INSTRUCTIONS TO FOLLOW =
Write out again exactly the lines from the one containing "Emit a Python script that matches this image, drawn with seaborn" through the one containing "pontos = list(range(1, 52))", both included, and omit the pictures.

Rows from a dataset of charts and code =
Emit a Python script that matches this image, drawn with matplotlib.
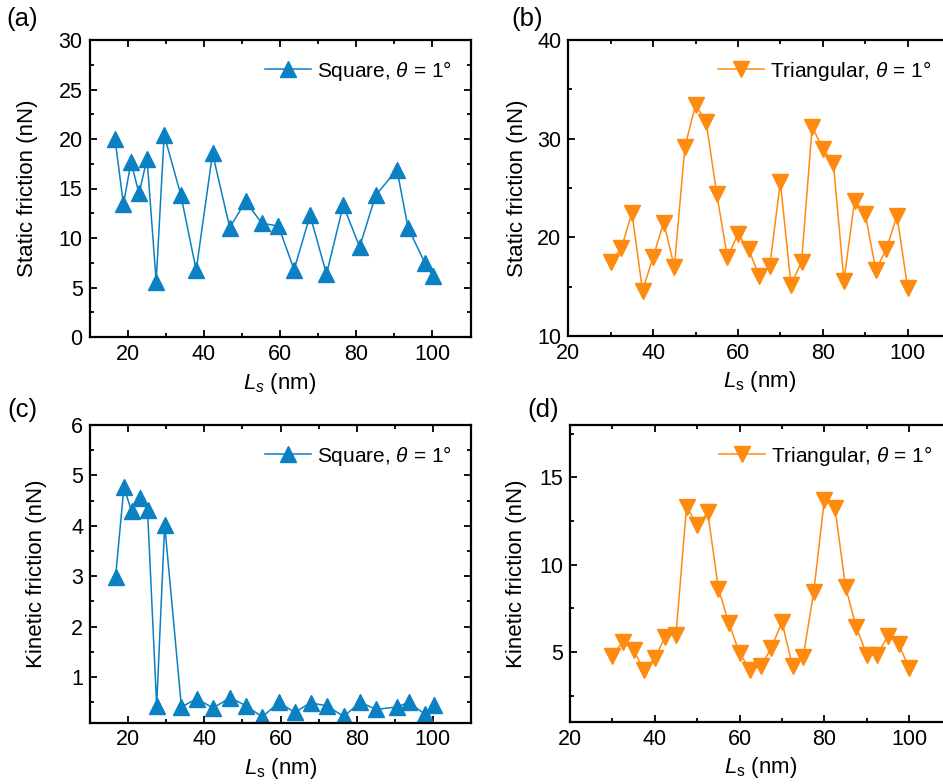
import matplotlib.pyplot as plt
from matplotlib.ticker import MultipleLocator

plt.rcParams['font.family'] = ['Liberation Sans', 'DejaVu Sans']
plt.rcParams['mathtext.fontset'] = 'custom'
plt.rcParams['mathtext.it'] = 'Liberation Sans:italic'
plt.rcParams['mathtext.rm'] = 'Liberation Sans'

# square lattice, theta = 1 deg
ls_square = [16.7, 18.9, 20.9, 23.0, 25.1, 27.5, 29.6, 34.0, 38.0, 42.3, 46.8, 51.0,
             55.2, 59.6, 63.7, 67.9, 72.2, 76.6, 80.9, 85.1, 90.7, 93.6, 98.0, 100.2]
static_square = [20.0, 13.4, 17.65, 14.5, 18.0, 5.6, 20.4, 14.3, 6.75, 18.55, 11.05, 13.7,
                 11.5, 11.2, 6.8, 12.3, 6.35, 13.3, 9.1, 14.3, 16.9, 11.05, 7.5, 6.15]
kinetic_square = [2.98, 4.77, 4.29, 4.56, 4.31, 0.43, 4.02, 0.41, 0.57, 0.39, 0.59, 0.43,
                  0.21, 0.50, 0.30, 0.49, 0.43, 0.22, 0.50, 0.36, 0.41, 0.50, 0.26, 0.45]

# triangular lattice, theta = 1 deg
ls_tri = [30, 32.5, 35, 37.5, 40, 42.5, 45, 47.5, 50, 52.5, 55, 57.5, 60, 62.5, 65,
          67.5, 70, 72.5, 75, 77.5, 80, 82.5, 85, 87.5, 90, 92.5, 95, 97.5, 100]
static_tri = [17.5, 18.9, 22.5, 14.6, 18.0, 21.5, 17.0, 29.2, 33.4, 31.7, 24.4, 18.0, 20.3,
              18.8, 16.1, 17.1, 25.6, 15.2, 17.5, 31.2, 29.0, 27.5, 15.6, 23.7, 22.4, 16.7,
              18.8, 22.2, 14.9]
kinetic_tri = [4.8, 5.6, 5.13, 3.95, 4.66, 5.89, 5.99, 13.33, 12.25, 13.0, 8.64, 6.65, 4.94,
               3.99, 4.18, 5.23, 6.74, 4.18, 4.71, 8.45, 13.71, 13.26, 8.74, 6.46, 4.85, 4.85,
               5.93, 5.47, 4.09]

blue = '#0b80c3'
orange = '#ff8a10'

fig = plt.figure(figsize=(9.43, 7.84), dpi=100)
W, H = 943.0, 784.0


def make_ax(left, top, right, bottom):
    return fig.add_axes([left / W, 1 - bottom / H, (right - left) / W, (bottom - top) / H])


ax_a = make_ax(89.5, 40, 470.5, 337)
ax_b = make_ax(568.3, 40, 950.0, 336)
ax_c = make_ax(90, 425, 471, 722.5)
ax_d = make_ax(570, 425, 951.5, 722)


def style(ax, xlim, ylim, ymaj, ymin, ylabel, xlabel, ylab_x):
    ax.set_xlim(*xlim)
    ax.set_ylim(*ylim)
    ax.xaxis.set_major_locator(MultipleLocator(20))
    ax.xaxis.set_minor_locator(MultipleLocator(10))
    ax.yaxis.set_major_locator(MultipleLocator(ymaj))
    ax.yaxis.set_minor_locator(MultipleLocator(ymin))
    ax.tick_params(which='both', direction='in', top=True, right=True, width=1.3,
                   labelsize=15.5, pad=5)
    ax.tick_params(which='major', length=5)
    ax.tick_params(which='minor', length=3)
    for s in ax.spines.values():
        s.set_linewidth(1.6)
    ax.set_ylabel(ylabel, fontsize=16)
    ax.yaxis.set_label_coords(ylab_x, 0.5)
    ax.set_xlabel(xlabel, fontsize=16, labelpad=4)
    ax.legend(loc='upper right', frameon=False, fontsize=15, handlelength=2.2,
              handletextpad=0.3, borderaxespad=0.5)


ax_a.plot(ls_square, static_square, '-^', color=blue, ms=11.5, lw=1.1,
          label=r'Square, $\theta$ = 1°')
style(ax_a, (10, 110), (0, 30), 5, 2.5, 'Static friction (nN)', r'$L_s$ (nm)', -0.135)

ax_b.plot(ls_tri, static_tri, '-v', color=orange, ms=11.5, lw=1.1,
          label=r'Triangular, $\theta$ = 1°')
style(ax_b, (20, 110), (10, 40), 10, 5, 'Static friction (nN)', r'$L_\mathrm{s}$ (nm)', -0.106)

ax_c.plot(ls_square, kinetic_square, '-^', color=blue, ms=11.5, lw=1.1,
          label=r'Square, $\theta$ = 1°')
style(ax_c, (10, 110), (0.1, 6), 1, 0.5, 'Kinetic friction (nN)', r'$L_\mathrm{s}$ (nm)', -0.113)

ax_d.plot(ls_tri, kinetic_tri, '-v', color=orange, ms=11.5, lw=1.1,
          label=r'Triangular, $\theta$ = 1°')
style(ax_d, (20, 110), (1, 18), 5, 2.5, 'Kinetic friction (nN)', r'$L_\mathrm{s}$ (nm)', -0.113)

fig.text(22 / W, 1 - 19 / H, '(a)', fontsize=18.5, ha='center', va='center')
fig.text(527 / W, 1 - 19 / H, '(b)', fontsize=18.5, ha='center', va='center')
fig.text(22 / W, 1 - 410 / H, '(c)', fontsize=18.5, ha='center', va='center')
fig.text(543 / W, 1 - 410 / H, '(d)', fontsize=18.5, ha='center', va='center')

fig.savefig('out.png', dpi=100)
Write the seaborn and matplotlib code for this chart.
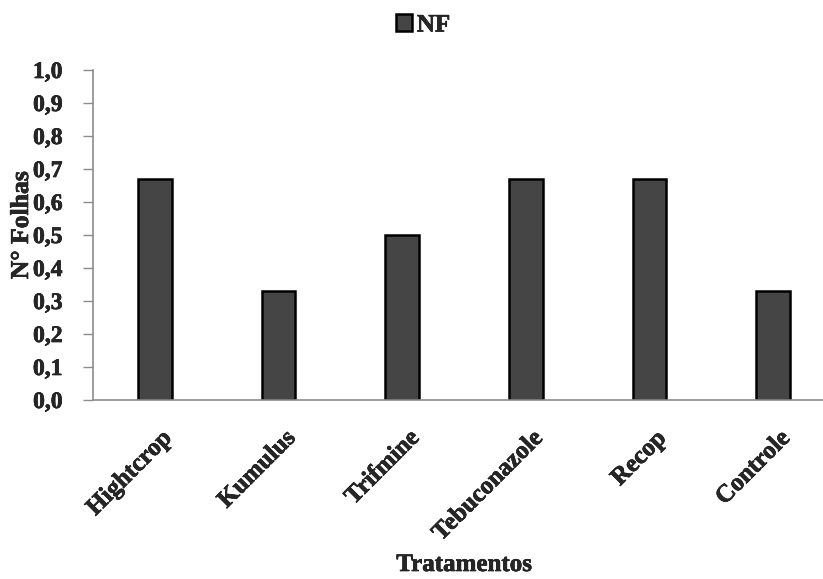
import matplotlib
matplotlib.use("Agg")
import matplotlib.pyplot as plt
import matplotlib.transforms as mtransforms
import matplotlib.patheffects as pe
import seaborn as sns
import pandas as pd

categories = ["Hightcrop", "Kumulus", "Trifmine", "Tebuconazole", "Recop", "Controle"]
nf_values = [0.67, 0.33, 0.50, 0.67, 0.67, 0.33]
y_ticks = [0.0, 0.1, 0.2, 0.3, 0.4, 0.5, 0.6, 0.7, 0.8, 0.9, 1.0]

sns.set_theme(style="white")
plt.rcParams['font.family'] = ['Liberation Serif', 'DejaVu Serif']
plt.rcParams['font.weight'] = 'bold'

heavy = [pe.withStroke(linewidth=0.45, foreground='black')]

df = pd.DataFrame({"Tratamentos": categories, "NF": nf_values})

fig = plt.figure(figsize=(8.23, 5.79), dpi=100)
ax = fig.add_axes([93/823, (579-400)/579, (835-93)/823, 330/579])

sns.barplot(data=df, x="Tratamentos", y="NF", ax=ax, color="#454545",
            width=0.27, edgecolor="black", linewidth=1.8, label="NF",
            saturation=1)

ax.set_xlim(-0.5, 5.5)
ax.set_ylim(0, 1.0)
ax.set_yticks(y_ticks)
ax.set_yticklabels([f"{v:.1f}".replace(".", ",") for v in y_ticks],
                   fontsize=17, fontweight='bold')
ax.set_xticks(range(len(categories)))
ax.set_xticklabels(categories, rotation=45, ha='right', va='top',
                   rotation_mode='anchor', fontsize=18, fontweight='bold')
ax.tick_params(axis='y', direction='out', length=7, width=1, color='#8c8c8c',
               left=True, pad=15)
ax.tick_params(axis='x', length=0, pad=19)

shift = mtransforms.ScaledTranslation(5/100, 0, fig.dpi_scale_trans)
for lbl in ax.get_xticklabels():
    lbl.set_transform(lbl.get_transform() + shift)
    lbl.set_path_effects(heavy)
for lbl in ax.get_yticklabels():
    lbl.set_path_effects(heavy)

for s in ['top', 'right']:
    ax.spines[s].set_visible(False)
for s in ['left', 'bottom']:
    ax.spines[s].set_color('#8c8c8c')
    ax.spines[s].set_linewidth(1.2)
ax.spines['left'].set_bounds(0, 1.0)

xl = ax.set_xlabel("Tratamentos", fontsize=18, fontweight='bold')
yl = ax.set_ylabel("N° Folhas", fontsize=18.5, fontweight='bold')
ax.xaxis.set_label_coords((464 - 93) / 742, (400 - 553) / 330)
ax.yaxis.set_label_coords((33 - 93) / 742, (400 - 225) / 330)
xl.set_path_effects(heavy)
yl.set_path_effects(heavy)

leg = ax.legend(loc='center', bbox_to_anchor=(423/823, 1 - 25/579),
                bbox_transform=fig.transFigure, frameon=False,
                prop={'family': 'Liberation Serif', 'weight': 'bold', 'size': 18},
                handlelength=0.65, handleheight=0.65, handletextpad=0.2)
for t in leg.get_texts():
    t.set_path_effects(heavy)

fig.savefig("out.png", dpi=100)
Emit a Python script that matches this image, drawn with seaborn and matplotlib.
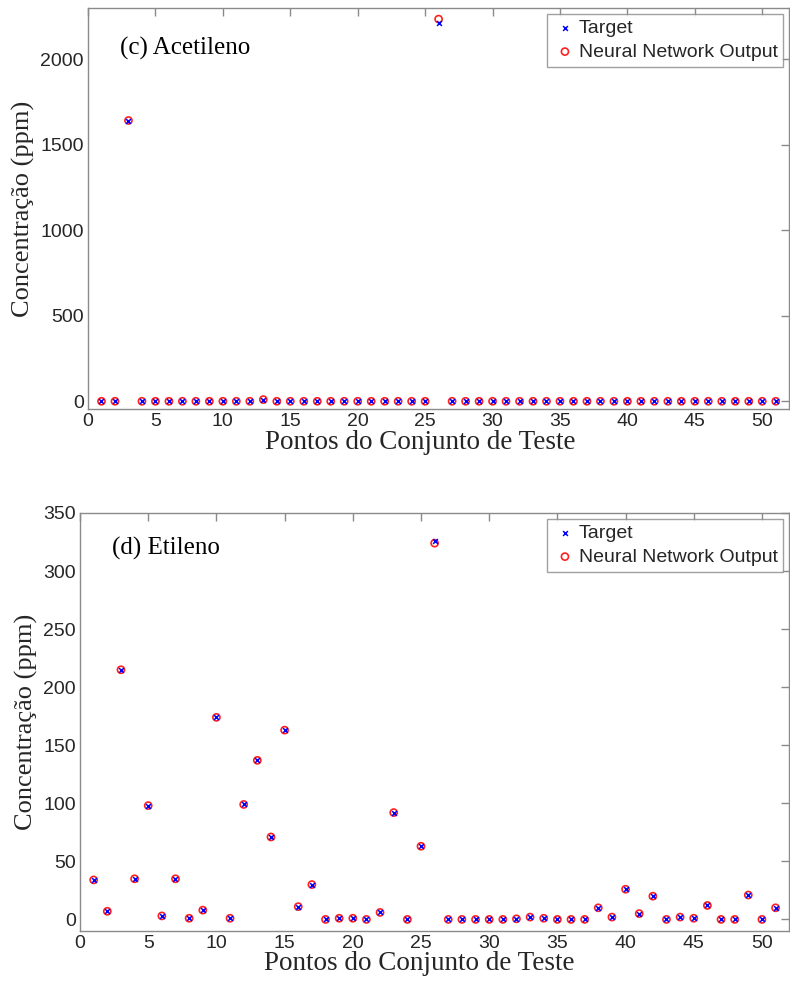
import numpy as np
import matplotlib
matplotlib.use("Agg")
import matplotlib.pyplot as plt
import seaborn as sns

# Test-set point indices
pontos = list(range(1, 52))

# (c) Acetileno concentrations (ppm)
acet_target = [0, 0, 1640, 0, 0, 0, 0, 0, 0, 0, 0, 0, 8, 0, 0, 0, 0, 0, 0, 0,
               0, 0, 0, 0, 0, 2215, 0, 0, 0, 0, 0, 0, 0, 0, 0, 0, 0, 0, 0, 0,
               0, 0, 0, 0, 0, 0, 0, 0, 0, 0, 0]
acet_output = [0, 0, 1642, 0, 0, 0, 0, 0, 0, 0, 0, 0, 10, 0, 0, 0, 0, 0, 0, 0,
               0, 0, 0, 0, 0, 2235, 0, 0, 0, 0, 0, 0, 0, 0, 0, 0, 0, 0, 0, 0,
               0, 0, 0, 0, 0, 0, 0, 0, 0, 0, 0]

# (d) Etileno concentrations (ppm)
etil_target = [34, 7, 215, 35, 98, 3, 35, 1, 8, 174, 1, 99, 137, 71, 163, 11, 30,
               0, 1, 1, 0, 6, 92, 0, 63, 326, 0, 0, 0, 0, 0, 0.5, 2, 1, 0, 0, 0,
               10, 2, 26, 5, 20, 0, 2, 1, 12, 0, 0, 21, 0, 10]
etil_output = [34, 7, 215, 35, 98, 3, 35, 1, 8, 174, 1, 99, 137, 71, 163, 11, 30,
               0, 1, 1, 0, 6, 92, 0, 63, 324, 0, 0, 0, 0, 0, 0.5, 2, 1, 0, 0, 0,
               10, 2, 26, 5, 20, 0, 2, 1, 12, 0, 0, 21, 0, 10]

sns.set_style("white")
plt.rcParams["font.family"] = ["Liberation Sans", "DejaVu Sans"]

SPINE = "#8a8a8a"
TEXT = "#262626"

fig = plt.figure(figsize=(7.9, 9.85), dpi=100)
ax1 = fig.add_axes([0.1114, 0.5848, 0.8876, 0.4071])
ax2 = fig.add_axes([0.1013, 0.0548, 0.8977, 0.4244])


def panel(ax, target, output, title, title_y, xlabel_xy, ylim, yticks):
    sns.scatterplot(x=pontos, y=output, ax=ax, marker="o", s=26,
                    facecolors="none", edgecolor="#ff2020", linewidth=1.2,
                    label="Neural Network Output", zorder=2)
    sns.scatterplot(x=pontos, y=target, ax=ax, marker="x", s=12,
                    color="#0000ff", linewidth=1.1, label="Target", zorder=3)
    ax.set_xlim(0, 52)
    ax.set_ylim(*ylim)
    ax.set_xticks(range(0, 51, 5))
    ax.set_yticks(yticks)
    for s in ax.spines.values():
        s.set_visible(True)
        s.set_color(SPINE)
        s.set_linewidth(1.0)
    ax.tick_params(direction="in", length=6, width=1.0, color=SPINE,
                   labelsize=14, labelcolor=TEXT, top=True, right=True,
                   pad=3)
    ax.set_xlabel("Pontos do Conjunto de Teste", fontsize=19.5,
                  family=["Liberation Serif"], color=TEXT)
    ax.xaxis.set_label_coords(*xlabel_xy, transform=ax.transAxes)
    ax.xaxis.label.set_va("top")
    ax.set_ylabel("Concentração (ppm)", fontsize=19,
                  family=["Liberation Serif"], color=TEXT, labelpad=4)
    ax.text(0.045, title_y, title, transform=ax.transAxes, fontsize=18,
            family=["Liberation Serif"], color="black", va="center", ha="left")
    handles, labels = ax.get_legend_handles_labels()
    order = [labels.index("Target"), labels.index("Neural Network Output")]
    leg = ax.legend([handles[i] for i in order], [labels[i] for i in order],
                    loc="upper right", fontsize=14, frameon=True, fancybox=False,
                    borderpad=0.3, handletextpad=0.1, labelspacing=0.3,
                    borderaxespad=0.3, handlelength=1.2)
    leg.get_frame().set_edgecolor(SPINE)
    leg.get_frame().set_linewidth(1.0)


panel(ax1, acet_target, acet_output, "(c) Acetileno", 0.90, (0.474, -0.052),
      (-45, 2300), [0, 500, 1000, 1500, 2000])
panel(ax2, etil_target, etil_output, "(d) Etileno", 0.915, (0.479, -0.048),
      (-10, 350), [0, 50, 100, 150, 200, 250, 300, 350])

fig.savefig("out.png", dpi=100, facecolor="white")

TASK RESPONSE =
Emit a Python script that matches this image, drawn with seaborn and matplotlib.
import numpy as np
import matplotlib
matplotlib.use("Agg")
import matplotlib.pyplot as plt
import seaborn as sns

# Test-set point indices
pontos = list(range(1, 52))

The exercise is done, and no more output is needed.